In the late 80s and the early 90s, many filmmakers of repute started making feature length films for Doordarshan. These films featured prominent actors and technicians from the film world and after being telecast on a Sunday afternoon, they would be played intermittently on the channel in the next couple of months. Later, privately owned and controlled TV networks like Zee and Star followed suit and got a couple of films produced exclusively for television. This trend, for various reasons, did not last for long. In the recent past, with the advent of digital streaming platforms, a lot of films started being showcased directly on these platforms.
‘Footfairy’, the new investigative thriller featuring a cast headlined by Gulshan Devaiah, will get a direct-to-TV release on &Pictures. Despite the internet boom, TV continues to be a medium that enjoys widespread popularity and is consumed much more than any other medium of entertainment in the country.

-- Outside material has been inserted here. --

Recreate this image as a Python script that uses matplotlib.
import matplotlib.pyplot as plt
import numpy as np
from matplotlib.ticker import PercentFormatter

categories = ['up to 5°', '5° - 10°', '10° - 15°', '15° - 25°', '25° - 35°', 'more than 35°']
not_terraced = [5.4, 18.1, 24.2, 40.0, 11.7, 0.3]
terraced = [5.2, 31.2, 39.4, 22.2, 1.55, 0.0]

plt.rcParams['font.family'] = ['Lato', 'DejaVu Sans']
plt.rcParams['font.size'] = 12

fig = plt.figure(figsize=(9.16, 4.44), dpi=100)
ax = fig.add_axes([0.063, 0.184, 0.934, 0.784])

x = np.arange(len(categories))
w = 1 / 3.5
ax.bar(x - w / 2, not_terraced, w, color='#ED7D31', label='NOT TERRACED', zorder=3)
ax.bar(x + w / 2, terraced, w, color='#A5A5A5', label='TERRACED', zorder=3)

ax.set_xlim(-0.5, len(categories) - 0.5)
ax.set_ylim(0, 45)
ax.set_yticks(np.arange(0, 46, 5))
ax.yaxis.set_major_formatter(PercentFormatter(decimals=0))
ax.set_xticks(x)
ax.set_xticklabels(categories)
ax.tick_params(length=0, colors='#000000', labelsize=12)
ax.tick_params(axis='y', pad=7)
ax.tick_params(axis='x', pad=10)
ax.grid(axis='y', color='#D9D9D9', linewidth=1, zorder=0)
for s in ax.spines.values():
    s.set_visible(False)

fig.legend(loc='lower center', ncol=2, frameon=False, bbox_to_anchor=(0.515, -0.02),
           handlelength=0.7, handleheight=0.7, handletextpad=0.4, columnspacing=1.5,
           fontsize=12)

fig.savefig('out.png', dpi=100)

Thus, releasing the film on TV is a good step towards determining whether this medium is as effective as the streaming platforms to put out on smaller films.

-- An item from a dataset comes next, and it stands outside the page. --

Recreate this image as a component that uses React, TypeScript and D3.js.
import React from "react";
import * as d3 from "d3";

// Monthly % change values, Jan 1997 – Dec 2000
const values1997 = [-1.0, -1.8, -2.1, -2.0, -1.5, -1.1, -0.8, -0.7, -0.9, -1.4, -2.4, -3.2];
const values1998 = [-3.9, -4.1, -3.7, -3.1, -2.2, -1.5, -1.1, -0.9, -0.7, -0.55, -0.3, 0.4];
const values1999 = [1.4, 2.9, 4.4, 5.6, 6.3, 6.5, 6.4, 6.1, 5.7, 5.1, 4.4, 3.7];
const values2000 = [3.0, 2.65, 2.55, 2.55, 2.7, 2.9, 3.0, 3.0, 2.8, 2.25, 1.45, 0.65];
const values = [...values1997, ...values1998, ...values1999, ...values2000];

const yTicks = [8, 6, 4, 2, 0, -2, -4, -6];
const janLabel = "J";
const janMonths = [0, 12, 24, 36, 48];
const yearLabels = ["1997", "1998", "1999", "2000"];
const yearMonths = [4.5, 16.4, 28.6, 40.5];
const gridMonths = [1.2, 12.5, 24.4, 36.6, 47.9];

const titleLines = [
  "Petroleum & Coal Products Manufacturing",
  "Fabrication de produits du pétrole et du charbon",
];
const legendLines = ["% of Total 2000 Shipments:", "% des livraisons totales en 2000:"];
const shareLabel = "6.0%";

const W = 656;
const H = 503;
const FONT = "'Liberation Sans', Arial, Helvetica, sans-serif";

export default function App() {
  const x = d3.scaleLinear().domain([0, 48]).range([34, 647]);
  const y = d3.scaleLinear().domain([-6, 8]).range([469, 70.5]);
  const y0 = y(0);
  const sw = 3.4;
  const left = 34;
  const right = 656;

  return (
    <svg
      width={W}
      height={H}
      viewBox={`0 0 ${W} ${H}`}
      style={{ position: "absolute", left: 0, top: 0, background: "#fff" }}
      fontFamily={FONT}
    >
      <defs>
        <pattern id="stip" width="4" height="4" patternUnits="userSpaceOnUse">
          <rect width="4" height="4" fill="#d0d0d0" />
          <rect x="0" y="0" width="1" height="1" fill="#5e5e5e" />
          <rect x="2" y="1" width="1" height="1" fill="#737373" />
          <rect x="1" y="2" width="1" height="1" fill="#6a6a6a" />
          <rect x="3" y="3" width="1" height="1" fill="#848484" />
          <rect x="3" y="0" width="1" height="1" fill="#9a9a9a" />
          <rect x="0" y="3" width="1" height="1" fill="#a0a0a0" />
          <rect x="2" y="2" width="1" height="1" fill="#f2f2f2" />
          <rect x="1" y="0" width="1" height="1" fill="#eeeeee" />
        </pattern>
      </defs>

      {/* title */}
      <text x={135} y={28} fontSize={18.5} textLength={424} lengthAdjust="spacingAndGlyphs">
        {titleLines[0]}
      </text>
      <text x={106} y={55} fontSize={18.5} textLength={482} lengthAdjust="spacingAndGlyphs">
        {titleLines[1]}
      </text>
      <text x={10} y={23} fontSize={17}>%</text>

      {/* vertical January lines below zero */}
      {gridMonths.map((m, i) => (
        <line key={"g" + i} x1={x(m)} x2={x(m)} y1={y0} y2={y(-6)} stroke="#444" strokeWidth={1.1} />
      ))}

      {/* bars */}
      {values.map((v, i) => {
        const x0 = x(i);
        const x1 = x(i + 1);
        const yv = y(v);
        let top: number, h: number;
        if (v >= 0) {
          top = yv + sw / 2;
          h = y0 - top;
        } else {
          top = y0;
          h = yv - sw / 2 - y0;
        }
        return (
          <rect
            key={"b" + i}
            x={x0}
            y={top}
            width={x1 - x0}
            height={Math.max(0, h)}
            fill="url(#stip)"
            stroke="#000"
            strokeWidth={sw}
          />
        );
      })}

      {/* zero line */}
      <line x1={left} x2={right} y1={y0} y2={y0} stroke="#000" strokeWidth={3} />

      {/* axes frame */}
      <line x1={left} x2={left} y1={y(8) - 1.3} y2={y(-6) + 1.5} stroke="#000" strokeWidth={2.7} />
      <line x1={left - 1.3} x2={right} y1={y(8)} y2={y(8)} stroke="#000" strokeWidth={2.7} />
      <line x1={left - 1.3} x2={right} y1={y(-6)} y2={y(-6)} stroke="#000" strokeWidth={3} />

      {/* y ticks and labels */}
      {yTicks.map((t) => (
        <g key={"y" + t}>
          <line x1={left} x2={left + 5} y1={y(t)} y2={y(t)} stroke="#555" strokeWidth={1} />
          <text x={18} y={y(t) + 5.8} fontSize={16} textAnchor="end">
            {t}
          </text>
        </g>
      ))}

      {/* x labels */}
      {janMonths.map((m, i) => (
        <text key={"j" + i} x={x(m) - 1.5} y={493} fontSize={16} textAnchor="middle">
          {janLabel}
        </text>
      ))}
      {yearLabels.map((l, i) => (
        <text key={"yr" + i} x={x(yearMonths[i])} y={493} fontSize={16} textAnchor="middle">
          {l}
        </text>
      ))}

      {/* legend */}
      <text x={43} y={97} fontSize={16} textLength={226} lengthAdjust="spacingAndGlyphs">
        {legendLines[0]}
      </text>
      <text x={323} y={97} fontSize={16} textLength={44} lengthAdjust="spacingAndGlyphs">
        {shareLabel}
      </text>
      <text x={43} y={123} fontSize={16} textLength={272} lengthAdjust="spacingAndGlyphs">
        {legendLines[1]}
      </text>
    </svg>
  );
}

Vivaan Deshmukh (Gulshan Devaiah) is one of the most competent officers working in the CBI. As one can gauge from the various newspaper clippings at his residence, he is a man who has a reputation for solving the most complex cases. This time, Vivaan and his team are troubled with the emergence of a serial killer whom the media addresses to call the ‘Footfairy’. The reason behind this unidentified person being named so is the fact that he chops off the feet of the women whom he murders.
The first murder (on-screen) takes place just two minutes after the film has commenced; even before the opening credits roll. As a viewer, you are instantly hooked and as Gulshan Devaiah makes his entry, you expect the proceedings to get more interesting. The prospective of building a narrative around a serial killer who has a foot fetish is very interesting. In the first hour, there are couple of thrilling sequences that keep you invested in the film as a viewer. However, many of the twists which come across are predictable or the kind which one has come across is several films in this genre. The screenplay leads the viewer on certain tracks in a bid to make him a little confused but even an average viewer would know where he is being led to. Having said that, a couple of turns in the pre-intermission portion do take you by surprise.

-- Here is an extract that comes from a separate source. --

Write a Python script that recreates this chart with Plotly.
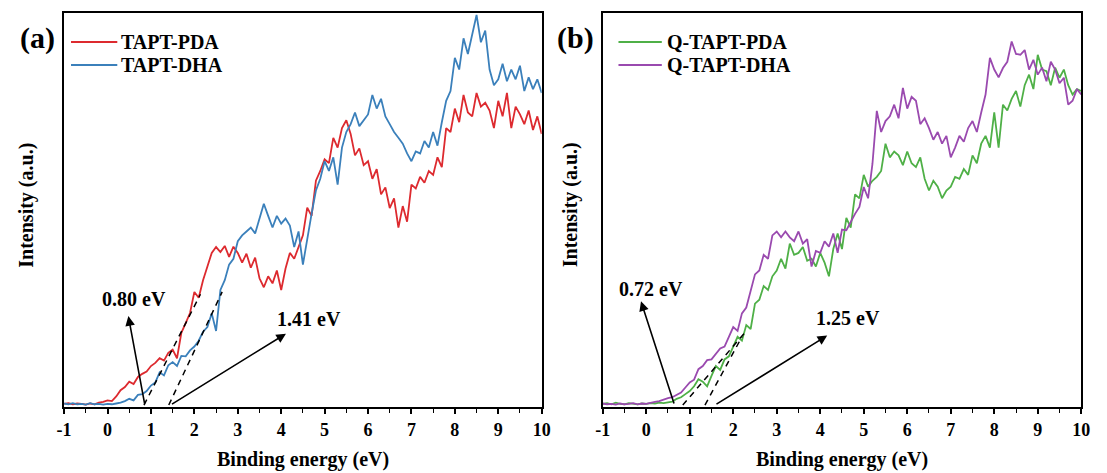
import plotly.graph_objects as go

energy = [round(-1.0 + 0.1 * i, 1) for i in range(111)]

tapt_pda = [
    0.3, 0.5, 0.2, 0.4, 0.3, 0.1, 0.4, 0.2, 0.6, 0.8,
    1.2, 1.0, 2.2, 3.8, 4.6, 6.0, 5.4, 7.2, 8.0, 8.6,
    10.0, 10.8, 12.0, 11.4, 13.4, 14.2, 12.0, 18.5, 21.0, 23.6,
    29.0, 27.5, 32.0, 35.5, 39.0, 40.5, 39.2, 40.8, 38.0, 40.6,
    39.0, 36.5, 38.8, 35.2, 37.8, 32.5, 30.2, 33.0, 31.2, 34.5,
    29.5, 35.0, 39.0, 37.5, 40.5, 43.5, 50.6, 48.5, 57.5, 60.0,
    63.0, 62.0, 68.5, 66.0, 71.0, 73.0, 69.5, 64.0, 65.8, 61.5,
    62.5, 58.0, 60.5, 54.0, 55.8, 50.5, 53.0, 45.5, 51.0, 47.0,
    56.5, 55.5, 58.5, 57.0, 60.0, 59.0, 63.5, 61.0, 71.0, 70.0,
    76.0, 72.5, 79.5, 75.0, 74.0, 80.0, 76.5, 77.5, 75.5, 71.0,
    78.0, 74.0, 80.0, 71.0, 76.5, 74.5, 72.0, 75.5, 70.5, 74.0,
    69.5,
]

tapt_dha = [
    0.4, 0.2, 0.5, 0.2, 0.3, 0.1, 0.5, 0.2, 0.3, 0.1,
    0.3, 0.2, 0.4, 0.6, 1.0, 1.6, 1.2, 2.6, 2.8, 3.6,
    5.0, 5.8, 8.4, 7.6, 10.2, 11.0, 10.0, 12.6, 12.5, 14.0,
    15.0, 16.5, 18.8, 20.0, 23.5, 19.0, 29.5, 32.0, 36.0, 37.5,
    42.0, 43.5, 44.5, 45.5, 44.0, 47.5, 51.6, 48.5, 45.5, 48.5,
    46.5, 47.8, 46.0, 40.5, 44.5, 36.0, 43.0, 49.0, 55.0, 58.0,
    62.5, 60.0, 63.5, 56.5, 66.0, 70.0, 72.0, 75.0, 71.5, 73.0,
    74.5, 79.5, 76.0, 78.5, 74.0, 72.0, 70.0, 68.5, 67.0, 64.5,
    62.5, 65.0, 64.5, 67.7, 66.0, 70.0, 66.5, 72.5, 78.0, 80.5,
    89.0, 86.0, 94.0, 90.0, 95.0, 100.0, 93.0, 96.0, 86.0, 82.0,
    83.5, 87.5, 83.0, 86.0, 83.5, 87.0, 80.5, 84.0, 81.0, 83.5,
    80.0,
]

q_tapt_pda = [
    0.3, 0.5, 0.2, 0.6, 0.3, 0.2, 0.5, 0.3, 0.2, 0.4,
    0.3, 0.5, 0.4, 0.6, 0.5, 0.7, 0.9, 1.6, 2.0, 2.8,
    3.6, 4.8, 6.6, 6.0, 4.8, 7.5, 10.0, 9.0, 11.7, 12.5,
    15.0, 17.5, 16.5, 20.5, 19.5, 26.0, 27.0, 30.5, 29.5, 33.0,
    34.5, 37.5, 35.0, 41.4, 38.5, 39.0, 40.5, 37.0, 37.5, 35.5,
    39.0, 36.5, 33.0, 40.0, 44.0, 40.0, 48.0, 45.5, 54.0, 53.0,
    59.0, 56.0, 57.5, 58.5, 60.0, 67.0, 63.5, 65.0, 64.0, 61.5,
    65.0, 62.0, 61.0, 63.5, 58.0, 55.0, 57.5, 56.0, 53.0, 55.0,
    56.0, 58.5, 58.0, 60.5, 59.0, 64.0, 62.0, 67.0, 69.0, 66.0,
    75.0, 66.0, 77.0, 75.5, 78.5, 80.5, 76.5, 82.0, 84.7, 81.0,
    89.8, 86.0, 85.6, 82.0, 86.5, 83.9, 86.0, 82.0, 79.6, 81.0,
    80.5,
]

q_tapt_dha = [
    0.4, 0.2, 0.3, 0.1, 0.4, 0.2, 0.3, 0.5, 0.2, 0.4,
    0.3, 0.6, 0.8, 1.0, 1.5, 1.8, 2.0, 2.6, 3.2, 4.5,
    5.8, 6.5, 9.2, 10.0, 11.5, 11.7, 13.0, 14.5, 15.0, 17.5,
    20.0, 19.0, 23.5, 25.0, 29.5, 33.5, 34.5, 38.5, 37.5, 43.5,
    44.5, 43.0, 44.5, 43.0, 42.0, 44.5, 41.4, 42.5, 35.5, 39.5,
    39.0, 42.0, 40.6, 44.0, 39.0, 45.0, 44.8, 47.0, 49.0, 50.8,
    55.9, 53.0, 61.8, 75.4, 70.0, 72.8, 74.0, 77.0, 73.5, 81.3,
    76.0, 79.0, 78.0, 72.0, 73.5, 71.0, 68.0, 70.0, 67.0, 69.0,
    63.5, 66.0, 69.0, 67.5, 71.0, 72.8, 70.0, 75.0, 79.6, 89.0,
    86.0, 84.0, 86.4, 88.0, 93.2, 90.0, 89.8, 91.0, 86.0, 88.5,
    84.7, 86.5, 83.0, 88.0, 86.0, 82.5, 83.9, 77.0, 78.0, 81.0,
    79.6,
]

# tangent (onset) lines: [x_start, x_end], [y_start, y_end]
tangent_a1_x, tangent_a1_y = [0.84, 2.14], [0.0, 28.4]
tangent_a2_x, tangent_a2_y = [1.41, 2.64], [0.0, 29.0]
tangent_b1_x, tangent_b1_y = [0.84, 2.30], [0.0, 19.0]
tangent_b2_x, tangent_b2_y = [1.35, 2.20], [0.0, 17.5]

onset_labels_a = ["0.80 eV", "1.41 eV"]
onset_labels_b = ["0.72 eV", "1.25 eV"]

x_ticks = list(range(-1, 11))

FONT = "Liberation Serif, Times New Roman, serif"
RED = "#dd2a2f"
BLUE = "#3b80bb"
GREEN = "#4fb047"
PURPLE = "#9a4aaf"

W, H = 1107, 473


def px_x(p):
    return p / W


def px_y(p):
    return 1 - p / H


series = [
    ("TAPT-PDA", tapt_pda, RED, "x", "y"),
    ("TAPT-DHA", tapt_dha, BLUE, "x", "y"),
    ("Q-TAPT-PDA", q_tapt_pda, GREEN, "x2", "y2"),
    ("Q-TAPT-DHA", q_tapt_dha, PURPLE, "x2", "y2"),
]

fig = go.Figure()
for name, vals, col, xa, ya in series:
    fig.add_trace(go.Scatter(x=energy, y=vals, mode="lines", name=name, showlegend=False,
                             line=dict(color=col, width=1.8), xaxis=xa, yaxis=ya))

for tx, ty, xa, ya in [(tangent_a1_x, tangent_a1_y, "x", "y"), (tangent_a2_x, tangent_a2_y, "x", "y"),
                       (tangent_b1_x, tangent_b1_y, "x2", "y2"), (tangent_b2_x, tangent_b2_y, "x2", "y2")]:
    fig.add_trace(go.Scatter(x=tx, y=ty, mode="lines", showlegend=False,
                             line=dict(color="black", width=1.5, dash="6px,5px"), xaxis=xa, yaxis=ya))

y_dom = [px_y(407), px_y(13)]
xa_dom = [px_x(57), px_x(542)]
xb_dom = [px_x(604), px_x(1090)]

axis_common = dict(
    range=[-1, 10], tickmode="array", tickvals=x_ticks, ticktext=[str(t) for t in x_ticks],
    ticks="outside", ticklen=5, tickwidth=1.5, tickcolor="black",
    minor=dict(dtick=0.5, ticks="outside", ticklen=4, tickwidth=1.2, tickcolor="black"),
    showline=True, linecolor="black", linewidth=1.8, mirror=True, showgrid=False, zeroline=False,
    tickfont=dict(family=FONT, size=18, color="black", weight="bold"),
)
yaxis_common = dict(
    range=[-0.5, 100.5], showticklabels=False, ticks="", showline=True, linecolor="black",
    linewidth=1.8, mirror=True, showgrid=False, zeroline=False,
)

fig.update_layout(
    width=W, height=H, margin=dict(l=0, r=0, t=0, b=0),
    paper_bgcolor="white", plot_bgcolor="white", showlegend=False,
    xaxis=dict(domain=xa_dom, anchor="y", **axis_common),
    yaxis=dict(domain=y_dom, anchor="x", **yaxis_common),
    xaxis2=dict(domain=xb_dom, anchor="y2", **axis_common),
    yaxis2=dict(domain=y_dom, anchor="x2", **yaxis_common),
)

title_font = dict(family=FONT, size=20, color="black", weight="bold")
legend_font = dict(family=FONT, size=20, color="black", weight="bold")
annos = []
shapes = []

# legends (line sample + text), drawn in pixel positions
legend_rows = [(0, 42), (1, 65), (2, 42), (3, 65)]
for idx, ypx in legend_rows:
    name, _, col, xa, _ = series[idx]
    x0, x1, xt = (64, 111, 113) if xa == "x" else (620, 664, 667)
    shapes.append(dict(type="line", xref="paper", yref="paper", x0=px_x(x0), x1=px_x(x1),
                       y0=px_y(ypx), y1=px_y(ypx), line=dict(color=col, width=2)))
    annos.append(dict(text=name, x=px_x(xt), y=px_y(ypx), xref="paper", yref="paper", showarrow=False,
                      xanchor="left", yanchor="middle", font=legend_font))

# panel labels
annos.append(dict(text="(a)", x=px_x(30), y=px_y(38), xref="paper", yref="paper", showarrow=False,
                  xanchor="center", yanchor="middle", font=dict(family=FONT, size=30, color="black", weight="bold")))
annos.append(dict(text="(b)", x=px_x(576), y=px_y(38), xref="paper", yref="paper", showarrow=False,
                  xanchor="center", yanchor="middle", font=dict(family=FONT, size=30, color="black", weight="bold")))
# axis titles
for cx in [(57 + 542) / 2, (604 + 1090) / 2]:
    annos.append(dict(text="Binding energy (eV)", x=px_x(cx), y=px_y(459), xref="paper", yref="paper",
                      showarrow=False, xanchor="center", yanchor="middle", font=title_font))
for cx in [18, 571]:
    annos.append(dict(text="Intensity (a.u.)", x=px_x(cx), y=px_y(205), xref="paper", yref="paper",
                      showarrow=False, xanchor="center", yanchor="middle", textangle=-90, font=title_font))

lab_font = dict(family=FONT, size=20, color="black", weight="bold")
arrow_style = dict(showarrow=True, arrowhead=2, arrowsize=1.2, arrowwidth=1.6, arrowcolor="black", text="")
# panel a arrows and labels
annos.append(dict(x=0.48, y=22.8, ax=0.86, ay=0, xref="x", yref="y", axref="x", ayref="y", **arrow_style))
annos.append(dict(x=0.61, y=27.2, xref="x", yref="y", text=onset_labels_a[0], showarrow=False, font=lab_font))
annos.append(dict(x=4.11, y=18.3, ax=1.45, ay=0, xref="x", yref="y", axref="x", ayref="y", **arrow_style))
annos.append(dict(x=4.64, y=22.0, xref="x", yref="y", text=onset_labels_a[1], showarrow=False, font=lab_font))
# panel b arrows and labels
annos.append(dict(x=-0.12, y=26.6, ax=0.65, ay=0, xref="x2", yref="y2", axref="x2", ayref="y2", **arrow_style))
annos.append(dict(x=0.11, y=29.7, xref="x2", yref="y2", text=onset_labels_b[0], showarrow=False, font=lab_font))
annos.append(dict(x=4.16, y=17.8, ax=1.58, ay=0, xref="x2", yref="y2", axref="x2", ayref="y2", **arrow_style))
annos.append(dict(x=4.63, y=22.3, xref="x2", yref="y2", text=onset_labels_b[1], showarrow=False, font=lab_font))

fig.update_layout(annotations=annos, shapes=shapes)
fig.write_html("out.html")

After a few bumps in the first half, the film manages to recover lost ground in the second half. A key character (Kunaal Roy Kapur) is introduced who ends up becoming the prime suspect. Vivaan is convinced he is the man behind all the killings but does not have the requisite evidence to back his claim. Is Vivaan’s instinct leading him in the right direction or has the killer gone way beyond his reach? With the kind of energies a viewer would invest in guessing the identity of the killer, the culmination might leave you with mixed feelings. Some discerning viewers might not have much of an issue with it though.
‘Footfairy’ rests on the shoulders of its leading man who, as always, is in a fine form. It is a fairly well-made thriller that takes the kind of approach very few films in this genre do. If the idea of an inconclusive mystery interests you, you would not mind giving two hours of your life to this film.